Make Y producible — seed it from a table, record it in another rule, or
declare it as a workflow input. If it arrives from outside the workflow,
tag the rule @external.
whip doctor reports missing tools¶
Most are optional. Fixture-backed development needs none of the formal-model, model-decision, or native-provider tools. Install optional tools only for formal checks or real-provider work.
cargo install --git fails¶
Install from a checkout instead; if that works, the Git path failure is a network, lockfile, or toolchain issue:
git clone https://github.com/jamesjscully/whipplescript.git
cd whipplescript
cargo install --path crates/whipplescript-cli --locked
Real provider checks are skipped or fail¶
Real-provider smoke tests are opt-in and gated by environment variables:
WHIPPLESCRIPT_E2E_REAL_PROVIDERS=1 \
WHIPPLESCRIPT_REAL_PROVIDERS=coerce,codex \
scripts/check-real-providers.sh
Read the per-provider JSON report first —
target/real-provider-reports/<provider>.json records environment posture,
check counts, and redacted preflight results. Provider failures surface as
diagnostics, evidence, and run/effect status, not as generic command
failures.
A native agent turn failed and I can't tell why¶
whip status only shows the instance stuck or failed. The provider's reason
for a failed agent turn is recorded as control-plane metadata on the effect —
it crosses the evidence redaction boundary precisely because it is operational,
not model output. Read it directly:
whip diagnostics <instance> # failure diagnostic carries the provider reason
whip effects <instance> # effect evidence summary carries it too
Common reasons: usageLimitExceeded (Codex/ChatGPT plan quota — wait for the
reset window), an auth rejection (re-run the provider's own login, e.g.

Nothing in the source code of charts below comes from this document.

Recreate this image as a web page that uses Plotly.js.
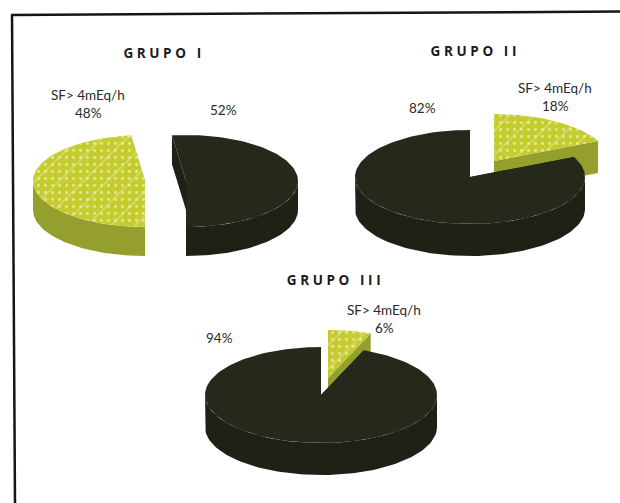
<!DOCTYPE html>
<html>
<head>
<meta charset="utf-8">
<script src="https://cdn.plot.ly/plotly-3.0.0.min.js"></script>
<style>html,body{margin:0;padding:0;background:#fff}#chart{width:620px;height:503px}</style>
</head>
<body>
<div id="chart"></div>
<script>
// Share of patients per group, in percent
const groupNames = ['GRUPO I', 'GRUPO II', 'GRUPO III'];
const sfShare = [48, 18, 6];
const otherShare = [52, 82, 94];
const sfLabel = 'SF> 4mEq/h';

// Pie placement on a 620x503 canvas: centre of each exploded slice and its ellipse
const sfCentres = [[145, 181], [494, 161], [328, 378]];
const otherCentres = [[186, 181], [470, 177], [321, 395]];
const radiiX = [112, 115, 116];
const radiiY = [46, 47, 48];
const depths = [29, 32, 32];
// Angle, clockwise from the top, at which the yellow slice starts
const sfStartDeg = [180, 0, 0];

const titlePos = [[164, 53], [475, 51], [335, 280]];
const sfLabelPos = [[88, 95], [555, 88], [384, 310]];
const otherLabelPos = [[223, 110], [422, 108], [219, 338]];

const yellowTop = '#c4cc2e', yellowSide = '#959f2e', yellowSpeck = '#eef0c0';
const darkTop = '#25291b', darkSide = '#1e2216';
const STEP = 2;

function pt(c, rx, ry, deg, dy) {
  const a = deg * Math.PI / 180;
  return [c[0] + rx * Math.sin(a), c[1] - ry * Math.cos(a) + (dy || 0)];
}

function arc(c, rx, ry, from, to, dy) {
  const out = [];
  for (let d = from; d < to; d += STEP) out.push(pt(c, rx, ry, d, dy));
  out.push(pt(c, rx, ry, to, dy));
  return out;
}

function poly(points, color, extra) {
  return Object.assign({
    type: 'scatter', mode: 'lines', hoverinfo: 'skip', showlegend: false,
    x: points.map(p => p[0]), y: points.map(p => p[1]),
    fill: 'toself', fillcolor: color, line: {width: 0, color: color}
  }, extra || {});
}

// Extruded wedge: cut faces, outer wall, then the lid
function wedge(c, rx, ry, depth, from, to, top, side, extra) {
  const parts = [];
  [from, to].forEach(ang => {
    const o = pt(c, rx, ry, ang);
    parts.push(poly([c, o, [o[0], o[1] + depth], [c[0], c[1] + depth]], side));
  });
  // Only the part of the wall facing the viewer (90..270 degrees) is visible
  const a = Math.max(from, 90), b = Math.min(to, 270);
  if (b > a) {
    parts.push(poly(arc(c, rx, ry, a, b).concat(arc(c, rx, ry, a, b, depth).reverse()), side));
  }
  parts.push(poly([c].concat(arc(c, rx, ry, from, to)), top));
  if (extra) {
    extra.forEach(pattern => {
      parts.push(poly([c].concat(arc(c, rx, ry, from, to)), 'rgba(0,0,0,0)', {fillpattern: pattern}));
    });
  }
  return parts;
}

// Fine mottling on the yellow lids
const speckles = [
  {shape: '.', size: 7, solidity: 0.14, fgcolor: yellowSpeck, fgopacity: 0.75, bgcolor: 'rgba(0,0,0,0)'},
  {shape: '/', size: 17, solidity: 0.07, fgcolor: yellowSpeck, fgopacity: 0.55, bgcolor: 'rgba(0,0,0,0)'}
];

const traces = [];
groupNames.forEach((name, i) => {
  const sfSweep = sfShare[i] * 3.6;
  const sfFrom = sfStartDeg[i];
  const sfTo = sfFrom + sfSweep;
  const otherFrom = sfStartDeg[i] === 0 ? sfTo : sfTo - 360;
  const otherTo = otherFrom + otherShare[i] * 3.6;
  traces.push(...wedge(sfCentres[i], radiiX[i], radiiY[i], depths[i], sfFrom, sfTo, yellowTop, yellowSide, speckles));
  traces.push(...wedge(otherCentres[i], radiiX[i], radiiY[i], depths[i], otherFrom, otherTo, darkTop, darkSide));
});

const annotations = [];
function addText(text, pos, size, bold) {
  annotations.push({
    text: bold ? '<b>' + text + '</b>' : text,
    x: pos[0], y: pos[1], xref: 'x', yref: 'y', showarrow: false,
    xanchor: 'center', yanchor: 'middle',
    font: {family: bold ? '"Open Sans", sans-serif' : 'Lato, sans-serif', size: size, color: bold ? '#1a1a1a' : '#2a2a2a'}
  });
}
groupNames.forEach((name, i) => {
  addText(name, titlePos[i], 13.5, true);
  addText(sfLabel, sfLabelPos[i], 13.5, false);
  addText(sfShare[i] + '%', [sfLabelPos[i][0], sfLabelPos[i][1] + 18], 13.5, false);
  addText(otherShare[i] + '%', otherLabelPos[i], 13.5, false);
});

const frameLine = {color: '#151515', width: 2.5};
const layout = {
  width: 620, height: 503,
  margin: {l: 0, r: 0, t: 0, b: 0},
  paper_bgcolor: '#ffffff', plot_bgcolor: '#ffffff',
  xaxis: {range: [0, 620], visible: false, fixedrange: true},
  yaxis: {range: [503, 0], visible: false, fixedrange: true},
  showlegend: false,
  annotations: annotations,
  shapes: [
    {type: 'line', xref: 'x', yref: 'y', x0: 11, y0: 15, x1: 620, y1: 11.5, line: frameLine},
    {type: 'line', xref: 'x', yref: 'y', x0: 12, y0: 15, x1: 15, y1: 503, line: frameLine}
  ]
};

Plotly.newPlot('chart', traces, layout, {displayModeBar: false, staticPlot: true}).then(() => {
  // Open tracking on the group headings
  document.querySelectorAll('.annotation-text').forEach(t => {
    if (t.textContent.indexOf('GRUPO') === 0) t.style.letterSpacing = '3.6px';
  });
});
</script>
</body>
</html>
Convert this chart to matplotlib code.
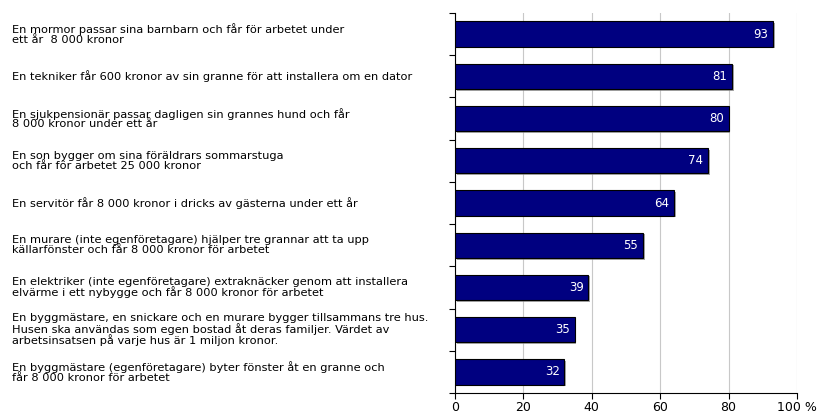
#Horizontal bar chart: share who think the work should be declared (Swedish survey)
import matplotlib.pyplot as plt
import matplotlib.patheffects as pe
from matplotlib.transforms import blended_transform_factory

plt.rcParams['font.family'] = ['DejaVu Sans']

#Labels and values, top to bottom
labels = [
    "En mormor passar sina barnbarn och får för arbetet under\nett år  8 000 kronor",
    "En tekniker får 600 kronor av sin granne för att installera om en dator",
    "En sjukpensionär passar dagligen sin grannes hund och får\n8 000 kronor under ett år",
    "En son bygger om sina föräldrars sommarstuga\noch får för arbetet 25 000 kronor",
    "En servitör får 8 000 kronor i dricks av gästerna under ett år",
    "En murare (inte egenföretagare) hjälper tre grannar att ta upp\nkällarfönster och får 8 000 kronor för arbetet",
    "En elektriker (inte egenföretagare) extraknäcker genom att installera\nelvärme i ett nybygge och får 8 000 kronor för arbetet",
    "En byggmästare, en snickare och en murare bygger tillsammans tre hus.\nHusen ska användas som egen bostad åt deras familjer. Värdet av\narbetsinsatsen på varje hus är 1 miljon kronor.",
    "En byggmästare (egenföretagare) byter fönster åt en granne och\nfår 8 000 kronor för arbetet",
]
values = [93, 81, 80, 74, 64, 55, 39, 35, 32]
xticks = [0, 20, 40, 60, 80, 100]
xticklabels = ['0', '20', '40', '60', '80', '100 %']

fig = plt.figure(figsize=(8.28, 4.15), dpi=100)
ax = fig.add_axes([455/828, 1-393/415, (797-455)/828, (393-13)/415])

ypos = list(range(len(values)))
bars = ax.barh(ypos, values, height=0.6, color='#000080', edgecolor='black', linewidth=0.8, zorder=3)
for b in bars:
    b.set_path_effects([pe.SimplePatchShadow(offset=(1.2, -1.2), shadow_rgbFace='gray', alpha=0.7), pe.Normal()])

#Value labels inside the bars
for y, v in zip(ypos, values):
    ax.text(v - 1.4, y, str(v), color='white', ha='right', va='center', fontsize=8.5, zorder=4)

#Category labels at the left of the figure
trans = blended_transform_factory(fig.transFigure, ax.transData)
for y, lab in zip(ypos, labels):
    ax.text(12/828, y, lab, transform=trans, ha='left', va='center', fontsize=8.2, linespacing=0.95)

ax.set_xlim(0, 100)
ax.set_ylim(len(values) - 0.5, -0.5)
ax.set_xticks(xticks)
ax.set_xticklabels(xticklabels, fontsize=9)
ax.set_yticks([i - 0.5 for i in range(len(values) + 1)])
ax.set_yticklabels([])
ax.tick_params(axis='both', direction='out', length=4, width=0.8)
ax.tick_params(axis='x', pad=2)
ax.xaxis.grid(True, color='#c8c8c8', linewidth=0.8, zorder=0)
ax.set_axisbelow(True)
for s in ['top', 'right']:
    ax.spines[s].set_visible(False)

fig.savefig('out.png', dpi=100)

codex login), or "no model configured" (set default_model in the provider
config or model in ~/.codex/config.toml). The reason is capped and
secret-redacted, so it names the cause without echoing a token. Prompts and
model output stay shape-redacted and never appear here.
Native provider strict mode fails¶
Strict mode validates real native adapters:
WHIPPLESCRIPT_E2E_REAL_PROVIDERS=1 \
WHIPPLESCRIPT_REAL_PROVIDER_NATIVE_STRICT=1 \
WHIPPLESCRIPT_PROVIDER_CONFIGS=examples/provider-configs/native/native.example.json \
scripts/check-real-providers-report.sh
Common messages:
WHIPPLESCRIPT_PROVIDER_CONFIGS is required in native strict mode— set it to a colon-separated list of provider config files.command-wrapper provider is not accepted in native strict mode— strict mode requires the Codex, Claude, and Pi native surfaces.missing required native provider config— add bindings forcodex-main,claude-main, andpi-main.
For a single-provider probe, use surface mode instead:
WHIPPLESCRIPT_E2E_REAL_PROVIDERS=1 \
WHIPPLESCRIPT_REAL_PROVIDER_NATIVE_SURFACE=1 \
WHIPPLESCRIPT_REAL_PROVIDERS=codex \
scripts/check-real-providers-report.sh
Destructive provider tests are refused¶
By design. They require an explicit disposable-target marker and acknowledgement:
WHIPPLESCRIPT_REAL_PROVIDER_DESTRUCTIVE_TESTS=1 \
WHIPPLESCRIPT_REAL_PROVIDER_DISPOSABLE_TARGET=native-provider-ci-sandbox \
WHIPPLESCRIPT_REAL_PROVIDER_DISPOSABLE_ACK=I_UNDERSTAND_THIS_PROVIDER_TARGET_IS_DISPOSABLE \
scripts/check-real-providers-report.sh
Provider-specific variants exist (for example WHIPPLESCRIPT_PI_DESTRUCTIVE_TESTS).
Reports record only whether the markers are set, never their values.